I am deep
in the old man's puzzle, trying to line the wisdom of the body with
the wisdom of the spirit until the two are one. At my age you
cannot divide spirit from body without anguish and destruction, from
which you will speak nothing but crazy lies.
In Robertson
Davies' novel The Fifth Business, Padre Blazon, a 76-year-old
Jesuit priest, while talking to a younger colleague, points to a truth
that most of us never learned. Our body/mind/spirit is one. This is the
way God created us. Within our physical being, deep in the sub-molecular
level of our cells, every thought, hope, fear, desire, prayer become manifest.

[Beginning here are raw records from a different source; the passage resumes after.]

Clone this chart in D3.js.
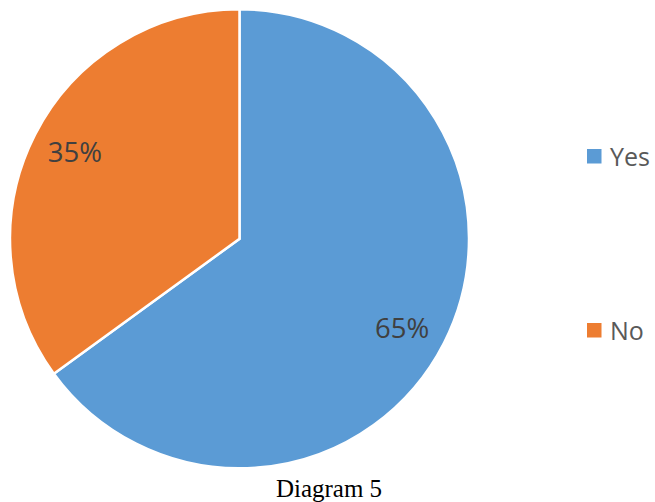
<!DOCTYPE html>
<html>
<head>
<meta charset="utf-8">
<script src="https://cdn.jsdelivr.net/npm/d3@7"></script>
<style>
  html, body { margin: 0; padding: 0; background: #fff; }
  svg { display: block; }
</style>
</head>
<body>
<svg id="chart" width="655" height="502"></svg>
<script>
// Survey answers and their shares (percent)
const categories = ["Yes", "No"];
const values = [65, 35];
const colors = ["#5B9BD5", "#ED7D31"];
const title = "Diagram 5";

const svg = d3.select("#chart");
const cx = 239.5, cy = 238.8, radius = 229.5;

const color = d3.scaleOrdinal().domain(categories).range(colors);

const pie = d3.pie().sort(null).value(d => d.value);
const data = pie(categories.map((c, i) => ({ name: c, value: values[i] })));

const arc = d3.arc().innerRadius(0).outerRadius(radius);
const labelArc = d3.arc().innerRadius(radius * 0.8).outerRadius(radius * 0.8);
// small vertical nudge of the percentage labels, like the best-fit placement
const labelNudge = [6, -3];

const g = svg.append("g").attr("transform", `translate(${cx},${cy})`);

g.selectAll("path.slice")
  .data(data)
  .join("path")
  .attr("class", "slice")
  .attr("d", arc)
  .attr("fill", d => color(d.data.name))
  .attr("stroke", "#fff")
  .attr("stroke-width", 2.5)
  .attr("stroke-linejoin", "miter");

g.selectAll("text.pct")
  .data(data)
  .join("text")
  .attr("class", "pct")
  .attr("transform", (d, i) => {
    const [x, y] = labelArc.centroid(d);
    return `translate(${x - 1},${y + labelNudge[i]})`;
  })
  .attr("text-anchor", "middle")
  .attr("dy", "0.36em")
  .attr("font-family", "'Open Sans', sans-serif")
  .attr("font-size", 27.5)
  .attr("fill", "#404040")
  .text(d => d.data.value + "%");

// Legend
const legend = svg.append("g").attr("transform", "translate(587,0)");
const legendY = d3.scalePoint().domain(categories).range([156.5, 330.5]);

const items = legend.selectAll("g.item")
  .data(categories)
  .join("g")
  .attr("class", "item")
  .attr("transform", d => `translate(0,${legendY(d)})`);

items.append("rect")
  .attr("x", 0).attr("y", -7.5)
  .attr("width", 14.5).attr("height", 14.5)
  .attr("fill", d => color(d));

items.append("text")
  .attr("x", 23)
  .attr("dy", "0.36em")
  .attr("font-family", "'Open Sans', sans-serif")
  .attr("font-size", 25)
  .attr("fill", "#595959")
  .text(d => d);

svg.append("text")
  .attr("x", 329)
  .attr("y", 497)
  .attr("text-anchor", "middle")
  .attr("font-family", "'Liberation Serif', 'Times New Roman', serif")
  .attr("font-size", 25)
  .attr("fill", "#000")
  .text(title);
</script>
</body>
</html>
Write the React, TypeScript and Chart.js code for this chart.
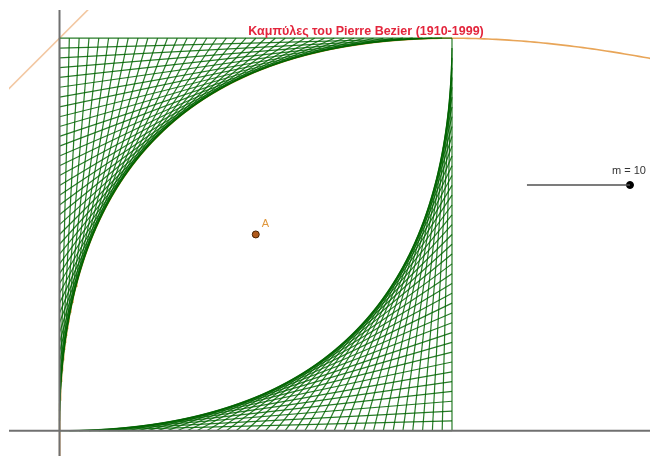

Yet, we do not know how to appreciate this deep interconnection of body
and soul. We have never learned to listen to the wisdom of the body wherein
our soul resides. An important lesson at any age but essential as we grow
older.
Many of us
were taught that the body is completely separate from the spirit and that
God resides "out there," in the ethereal, heavenly, transcendent
realm--above, over and beyond our earthly existence. Even if we experience
a closer, more intimate relationship with God and know to go "within"
to connect with the living spirit that encompasses all of reality, it
is rare that we seek a connection with our body in our spiritual quest.
That is not understood as part of the process. Our body, though intimately
a part of our total being, is most of the time viewed separately as a
dissectible, physical object, a complex organic machine that, with the
benefit of informed biological research and the miracles of modern medicine,
we can keep running for many years.
Although change to our aging bodies is inevitable, all too often we
abhor and fear the process. As our appearance alters, our eyes can't
read the small print, our joints stiffen when we sit too long, gray hairs
sprout, chins sag and wrinkles appear; we look for ways to stop the clock.
Without commenting on the benefits (and there are many), or false promises
(and there are even more), of anti-aging products and procedures, the
media's and medicine's avalanche of anti-aging messages subliminally
exacerbate our fear of aging and alienate us further from our bodies
and their deep connections with the spirit.
We forget
that aging is not the enemy. We have forgotten that in the fairy tales
of our youth it is the wise old man who appears in the guise of Father
Time to illuminate life's journey with redeeming light, not fear, and
gently urges us to see life in its wholeness--to align, as Padre Blazon
urged, the wisdom of the spirit with
the wisdom of the body. In tales from other cultures, the old woman, the
Crone, stands at the crossroads between heaven and earth giving simple
directions of how to connect matter and spirit. These mythical figures,
Father Time and the Crone, are archetypes who capture the wisdom of the
ages. Theirs is a powerful message that has been lost in mainstream culture.
They tell us that the natural process of aging is not to be feared; that
when we make friends with our bodies and trust the process a wondrous
new understanding of our place in God's creation opens up.
A word portrait I created from an interview with a seventy-two year
old woman named Nora, captures this wisdom.
It took sixty years to re-member my body, my mind, my soul.
They have been with me all my life, I just never took notice.
Heck, my life course was set.
I was active.
I was attractive.
I got my education.
I got my man.
Life carried me along,
Things were as they were.
OK with me. That's how it goes.
Grey was the color of my next thirty years.
I know I was there, numb but not unhappy.
Things were as they were.
OK with me.
That's how it goes.
My sister's,
then my mother's death shocked me from the haze into despair.
Why am I alive?
What can all this mean?
My heart became the trickster.
I too was going to die.
Terrified I lay abed nine months.
Ears and eyes locked shut to the world about,
I was unconscious of the mysterious forces working in my soul.
The alchemy of transformation lies beyond the rational-first comes awareness.
I have a dream, a recurring dream—
Downtown with others I start home and realize
I took the wrong direction.
Jung says a dream is a messenger from the soul.
In my sixties
I woke up; transformed, ready for the task of re-membering my body,
mind and soul.
A new-found consciousness filled my being.
Awake and alive I found my work.
I found my life.
Connecting through the soil to all things living as coordinator of a
community garden,
A new meaning unfolded within.
Through Yoga I learned to listen to the wisdom of my body.
I connected with the joy of disciplined awareness.
I rejoice in my new-found flexibility towards life.
I am re-membered and rejoice.
Not everyone goes through the debilitating depression that Nora experienced.
Aging is a highly personal process, and the spirit works in mysterious
ways. But if through increased awareness we open our minds and hearts
as we grow older, to appreciate the living, physical reality of every
stage of life as part of God's wondrous creation, we will begin to
cherish the holistic unity (the re-membering) of our beings and develop
a deeper trust in the wisdom of our bodies.